Ethiopia has completed second filling of the reservoir of its huge dam on the Blue Nile river for a second year.
This was confirmed by Irrigation Minister Seleshi Bekele, who said the dam filled rapidly due to prolonged rains in the country.
He said the Horn country was read for the next phase: electricity generation.
"The next milestone for GERD (Grand Ethiopian Renaissance Dam) construction is to realise the early generation in the next few months. Congratulations to people of Ethiopia!"
Despite this, a Sudanese official on Sunday said that no drop in the water level of the Blue Nile has been detected on its end at start of the second filling of the GERD. This is in contrast to July last year when Sudan raised alarm over declining water levels after Ethiopia started filling the dam for the first time.
"Since April, Al-Daim station on the border with Ethiopia has not monitored any drop in the daily level of the water coming from the Ethiopian Plateau to Sudan," Hamid Mohamed Ali, director of Sudan's Al-Rusaires Dam, said in a statement yesterday.
"Although Ethiopia started the second filling of the GERD, the daily water amounts are stable," he noted.
But Ali stressed that, despite Ethiopia's start of the second of filling, a legal and binding deal should still be signed regarding filling and operating of the mega-dam.
The Al-Rusaires Dam on the Blue Nile, which lies some 100km from GERD, was established in 1966 with a storage capacity of 3.35 billion cubic metres.
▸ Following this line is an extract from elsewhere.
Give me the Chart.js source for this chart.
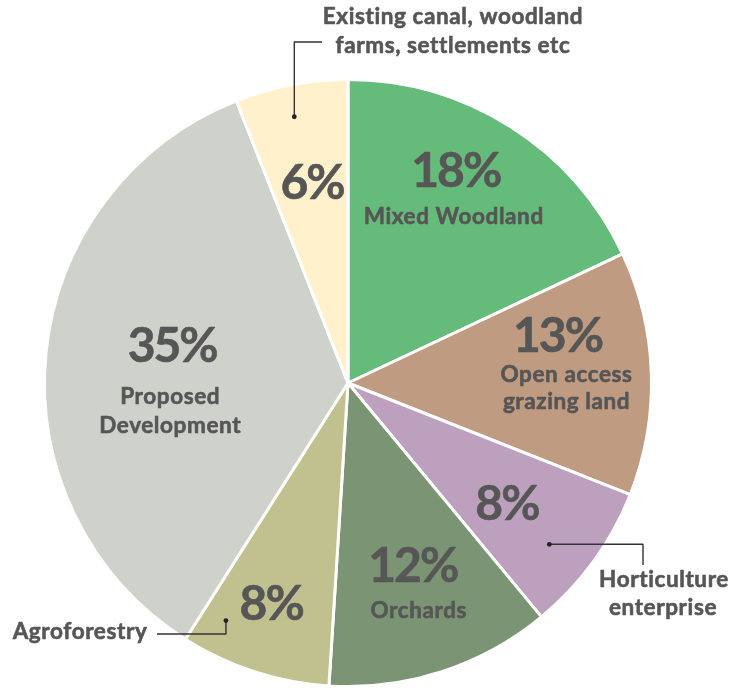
<!DOCTYPE html>
<html><head><meta charset="utf-8">
<script src="https://cdn.jsdelivr.net/npm/chart.js@4"></script>
<style>html,body{margin:0;padding:0;background:#fff;}canvas{display:block;}</style>
</head><body>
<canvas id="c" width="750" height="691"></canvas>
<script>
const categories = ["Mixed Woodland","Open access grazing land","Horticulture enterprise","Orchards","Agroforestry","Proposed Development","Existing canal, woodland farms, settlements etc"];
const values = [18,13,8,12,8,35,6];
const colors = ["#65bb7a","#bf9b81","#bca0be","#7a9474","#c1c18f","#cfd2cb","#fff1cc"];
const insideLines = [["Mixed Woodland"],["Open access","grazing land"],[],["Orchards"],[],["Proposed","Development"],[]];
const calloutLines = {6:["Existing canal, woodland","farms, settlements etc"],2:["Horticulture","enterprise"],4:["Agroforestry"]};

// layout (not data): percent anchor in polar coords (deg clockwise from top, fraction of radius)
const pctAngle = [27.3,77.7,127.5,160.4,198.8,281.6,350];
const pctRad   = [0.781,0.710,0.664,0.646,0.775,0.588,0.664];
const lineDx   = [-3,8,0,5,0,-3,0];
const lineDy   = [[45],[39,66],[],[44],[],[51,80],[]];
const TEXT = "#565656";

function polar(arc, angDeg, rf){
  const a = angDeg*Math.PI/180 - Math.PI/2;
  return {x: arc.x + Math.cos(a)*arc.outerRadius*rf, y: arc.y + Math.sin(a)*arc.outerRadius*rf};
}
function heavyText(ctx, s, x, y){
  ctx.fillText(s, x, y);
  ctx.strokeText(s, x, y);
}
const labelPlugin = {
  id:'labels',
  afterDatasetsDraw(chart){
    const ctx = chart.ctx;
    const meta = chart.getDatasetMeta(0);
    ctx.save();
    ctx.fillStyle = TEXT;
    ctx.strokeStyle = TEXT;
    ctx.lineWidth = 0.6;
    ctx.lineJoin = 'round';
    ctx.textAlign = 'center';
    ctx.textBaseline = 'middle';
    meta.data.forEach((arc,i)=>{
      const p = polar(arc, pctAngle[i], pctRad[i]);
      ctx.font = 'bold 48px Lato';
      ctx.letterSpacing = '-2px';
      heavyText(ctx, values[i]+'%', p.x - 1, p.y - 1);
      ctx.letterSpacing = '0.6px';
      ctx.font = 'bold 22.5px Lato';
      insideLines[i].forEach((l,k)=>{ heavyText(ctx, l, p.x + lineDx[i], p.y + lineDy[i][k] - 1); });
    });
    ctx.save();
    ctx.strokeStyle = '#333'; ctx.lineWidth = 1.4;
    function dot(p){ ctx.beginPath(); ctx.arc(p.x,p.y,2.4,0,Math.PI*2); ctx.fillStyle='#222'; ctx.fill(); }
    let arc = meta.data[6];
    let p = polar(arc, 348.6, 0.895);
    ctx.beginPath(); ctx.moveTo(p.x,p.y); ctx.lineTo(p.x,42); ctx.lineTo(322,42); ctx.stroke(); dot(p);
    arc = meta.data[2];
    p = polar(arc, 128.7, 0.85);
    ctx.beginPath(); ctx.moveTo(p.x,p.y); ctx.lineTo(643,p.y); ctx.lineTo(643,565); ctx.stroke(); dot(p);
    arc = meta.data[4];
    p = polar(arc, 207.2, 0.88);
    ctx.beginPath(); ctx.moveTo(p.x,p.y); ctx.lineTo(p.x,634); ctx.lineTo(157,634); ctx.stroke(); dot(p);
    ctx.restore();
    ctx.fillStyle = TEXT;
    ctx.font = 'bold 22.5px Lato';
    ctx.letterSpacing = '0.6px';
    heavyText(ctx, calloutLines[6][0], 453, 17);
    heavyText(ctx, calloutLines[6][1], 453, 46);
    heavyText(ctx, calloutLines[2][0], 664, 580);
    heavyText(ctx, calloutLines[2][1], 663, 608);
    heavyText(ctx, calloutLines[4][0], 80, 632);
    ctx.restore();
  }
};
new Chart(document.getElementById('c'), {
  type:'pie',
  data:{labels:categories, datasets:[{data:values, backgroundColor:colors, borderColor:'#ffffff', borderWidth:3}]},
  options:{
    responsive:false, animation:false,
    layout:{padding:{left:43,right:97,top:78,bottom:3}},
    plugins:{legend:{display:false},tooltip:{enabled:false}}
  },
  plugins:[labelPlugin]
});
</script>
</body></html>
Sudan, Egypt and Ethiopia have been in talks for years, under the umbrella of the African Union, over the technical and legal issues related to the filling and operation of the GERD.
Sudan proposed a mediation quartet of the United Nations, the European Union, the United States and the African Union on solving the GERD dispute. Ethiopia, however, has rejected this proposal.
In February, Ethiopia said it would carry on with the second-phase 13.5-billion-cubic-metre filling of the GERD in June. The volume of the first-phase filling last year was 4.9 billion cubic meters.
Ethiopia, which started building the GERD in 2011, expects to produce more than 6,000 megawatts of electricity from the dam project, while Egypt and Sudan, downstream Nile Basin countries that rely on the Nile river for its freshwater needs, are concerned that the GERD will affect their shares of the water resources.